Tirou a gente, que ganhou o jogo, do campeonato. O Fluminense perdeu em campo -
afirma o marceneiro Antonio Dionísio, vestido com a camisa da "Barcelusa", apelido que ganhou o time de 2011, campeão desta mesma Série B com campanha irretocável.
- O time está muito ruim, mas o
problema não é dos jogadores. É a diretoria que contrata mal. Uma diretoria que
diz que não tem dinheiro e contrata 60 jogadores? - indaga a professora Fátima
Figueiredo de Almeida.
Nem o Ministério Público escapa da
ira dos torcedores portugueses. O órgão estadual, que assumiu uma investigação que
prometia anular a decisão do STJD, até agora infrutífera, também é lembrado.
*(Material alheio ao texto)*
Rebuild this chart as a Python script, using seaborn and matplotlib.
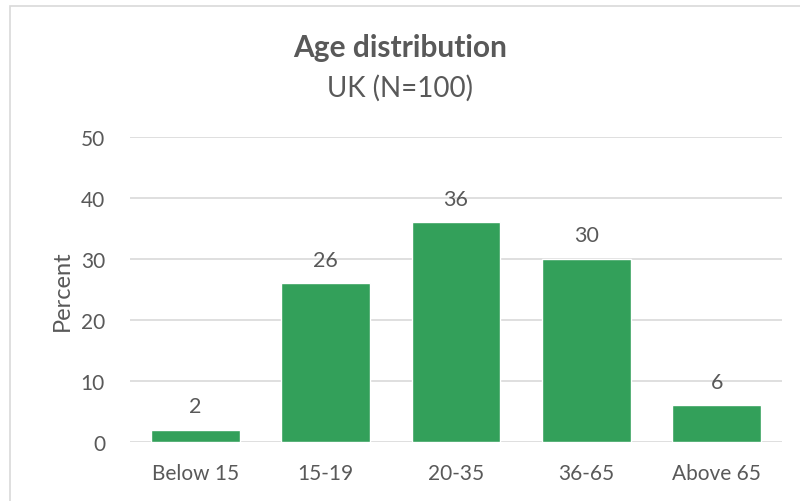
import pandas as pd
import seaborn as sns
import matplotlib.pyplot as plt
from matplotlib.patches import Rectangle

categories = ["Below 15", "15-19", "20-35", "36-65", "Above 65"]
percent = [2, 26, 36, 30, 6]

df = pd.DataFrame({"age": categories, "percent": percent})

sns.set_theme(style="white")
plt.rcParams['font.family'] = ['Lato', 'DejaVu Sans']
text_col = "#595959"
grid_col = "#D9D9D9"

fig = plt.figure(figsize=(8, 5.02), dpi=100)
ax = fig.add_axes([0.1625, 0.1175, 0.815, 0.6075])

sns.barplot(data=df, x="age", y="percent", color="#33A05A", width=0.68,
            saturation=1, ax=ax, zorder=3)
ax.bar_label(ax.containers[0], fontsize=15.5, color=text_col, padding=10)

ax.set_ylim(0, 50)
ax.set_yticks(range(0, 51, 10))
ax.yaxis.grid(True, color=grid_col, linewidth=1.2, zorder=0)
ax.set_axisbelow(True)
for s in ax.spines.values():
    s.set_visible(False)
ax.tick_params(axis="both", length=0, labelsize=15, colors=text_col)
ax.tick_params(axis="x", pad=15)
ax.tick_params(axis="y", pad=18)
ax.set_xlabel("")
ax.set_ylabel("Percent", fontsize=17, color=text_col, labelpad=6)

fig.text(0.5, 0.905, "Age distribution", ha="center", va="center",
         fontsize=21.5, fontweight="bold", color=text_col)
fig.text(0.5, 0.825, "UK (N=100)", ha="center", va="center",
         fontsize=20, color=text_col)

fig.patches.append(Rectangle((10 / 800, -0.1), 1.2, 1.1 - 7 / 502,
                             transform=fig.transFigure, fill=False,
                             edgecolor=grid_col, linewidth=1.2))

fig.savefig("out.png", dpi=100)
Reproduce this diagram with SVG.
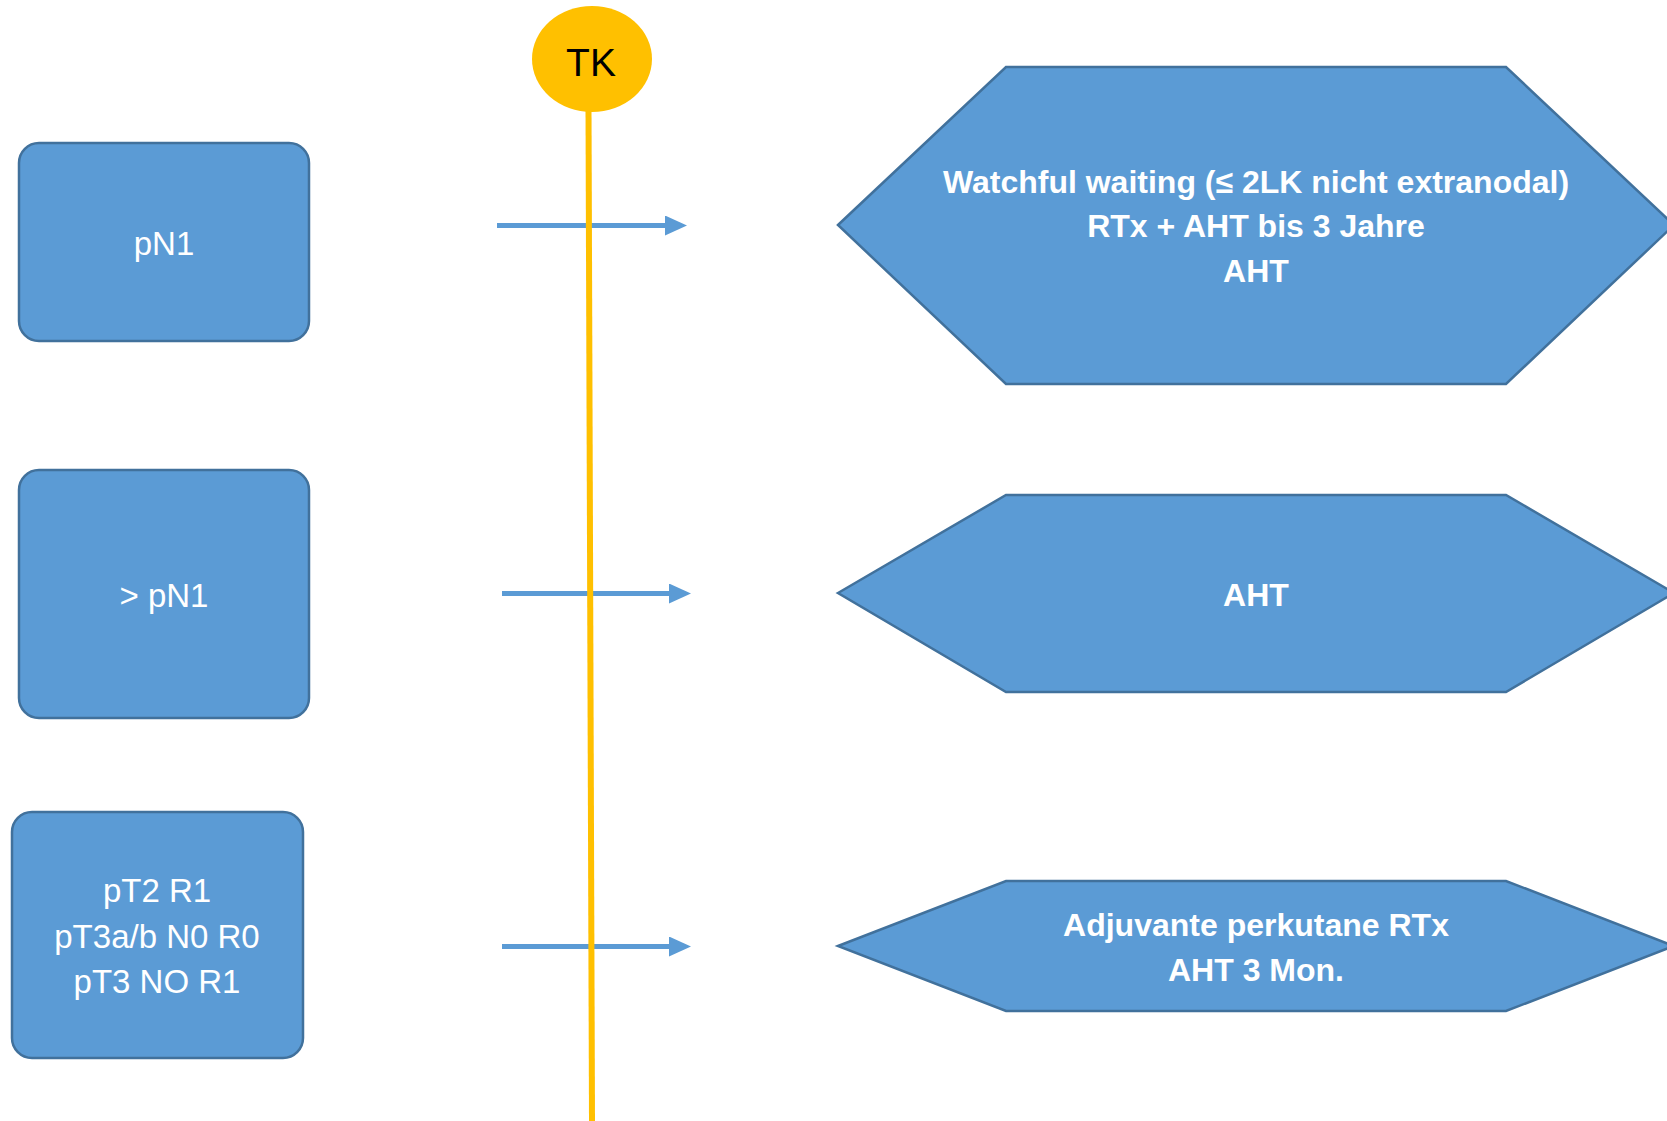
<svg xmlns="http://www.w3.org/2000/svg" width="1667" height="1121" viewBox="0 0 1667 1121">
<style>
.box{fill:#5B9BD5;stroke:#41719C;stroke-width:2.5}
.lbl{font-family:"Liberation Sans",Arial,sans-serif;fill:#FFFFFF;text-anchor:middle}
.reg{font-size:33px}
.bold{font-size:32px;font-weight:bold}
.arrow{stroke:#5B9BD5;stroke-width:5;fill:none}
</style>
<defs>
<marker id="ah" markerUnits="userSpaceOnUse" markerWidth="22" markerHeight="20" refX="1" refY="10" orient="auto">
<path d="M0,0 L22,10 L0,20 Z" fill="#5B9BD5"/>
</marker>
</defs>
<rect width="1667" height="1121" fill="#FFFFFF"/>
<g id="connectors">
<line class="arrow" x1="497" y1="225.5" x2="666" y2="225.5" marker-end="url(#ah)"/>
<line class="arrow" x1="502" y1="593.5" x2="670" y2="593.5" marker-end="url(#ah)"/>
<line class="arrow" x1="502" y1="946.5" x2="670" y2="946.5" marker-end="url(#ah)"/>
<line x1="588.5" y1="108" x2="592" y2="1121" stroke="#FFC000" stroke-width="6"/>
</g>
<g id="tk">
<ellipse cx="592" cy="59" rx="60" ry="53" fill="#FFC000"/>
<text x="591" y="76" font-family="'Liberation Sans',Arial,sans-serif" font-size="39" fill="#000000" text-anchor="middle">TK</text>
</g>
<g id="pN1">
<rect class="box" x="19" y="143" width="290" height="198" rx="20"/>
<text class="lbl reg" x="164" y="255">pN1</text>
</g>
<g id="gt-pN1">
<rect class="box" x="19" y="470" width="290" height="248" rx="20"/>
<text class="lbl reg" x="164" y="607">&gt; pN1</text>
</g>
<g id="pT">
<rect class="box" x="12" y="812" width="291" height="246" rx="20"/>
<text class="lbl reg" x="157" y="902">pT2 R1</text>
<text class="lbl reg" x="157" y="948">pT3a/b N0 R0</text>
<text class="lbl reg" x="157" y="993">pT3 NO R1</text>
</g>
<g id="hex1">
<polygon class="box" points="838,225 1006,67 1506,67 1674,225 1506,384 1006,384"/>
<text class="lbl bold" x="1256" y="193">Watchful waiting (≤ 2LK nicht extranodal)</text>
<text class="lbl bold" x="1256" y="237">RTx + AHT bis 3 Jahre</text>
<text class="lbl bold" x="1256" y="282">AHT</text>
</g>
<g id="hex2">
<polygon class="box" points="838,593 1006,495 1506,495 1674,593 1506,692 1006,692"/>
<text class="lbl bold" x="1256" y="606">AHT</text>
</g>
<g id="hex3">
<polygon class="box" points="838,946 1006,881 1506,881 1674,946 1506,1011 1006,1011"/>
<text class="lbl bold" x="1256" y="936">Adjuvante perkutane RTx</text>
<text class="lbl bold" x="1256" y="981">AHT 3 Mon.</text>
</g>
</svg>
- Eles iludiram o presidente, que
tirou o time de campo lá em Joinville. Depois o Argel saiu, ele que era um
técnico melhor que os outros. Se tivesse ficado e montado um time para a Série
B, não estava nisso aí - protesta o comerciante Fernando Augusto Leal.
"Cada jogo é um tormento"
É preciso ser dono de um otimismo
irracional para ainda nutrir esperanças de que a Portuguesa consiga se salvar
do rebaixamento para a Série C. A equipe tem apenas três vitórias até aqui – a última,
contra o Vila Nova, foi na rodada final do primeiro turno – e, com 21 pontos,
está 14 atrás do Icasa, o primeiro fora da zona da degola. A queda pode ser
sacramentada nesta terça-feira, em caso de derrota para o Oeste, em Itápolis – se empatar,
torce por um tropeço dos cearenses contra o Náutico, no próximo sábado, para continuar respirando.
A comissão técnica já jogou a
toalha. Depois do duelo de sexta-feira, o discurso de José Augusto foi o de
manter a dignidade nas seis partidas que ainda restam.
- Digo aos jogadores que temos
que levar as coisas a sério. A Portuguesa é muito grande. Eles têm que ter a
consciência de que esse clube, com tantas glórias, não é merecedor deste
momento.
Resignado, o treinador admite que
conta as horas para encerrar a temporada.
- Queremos terminar com isso o
mais rápido possível. Cada jogo é um tormento - conclui.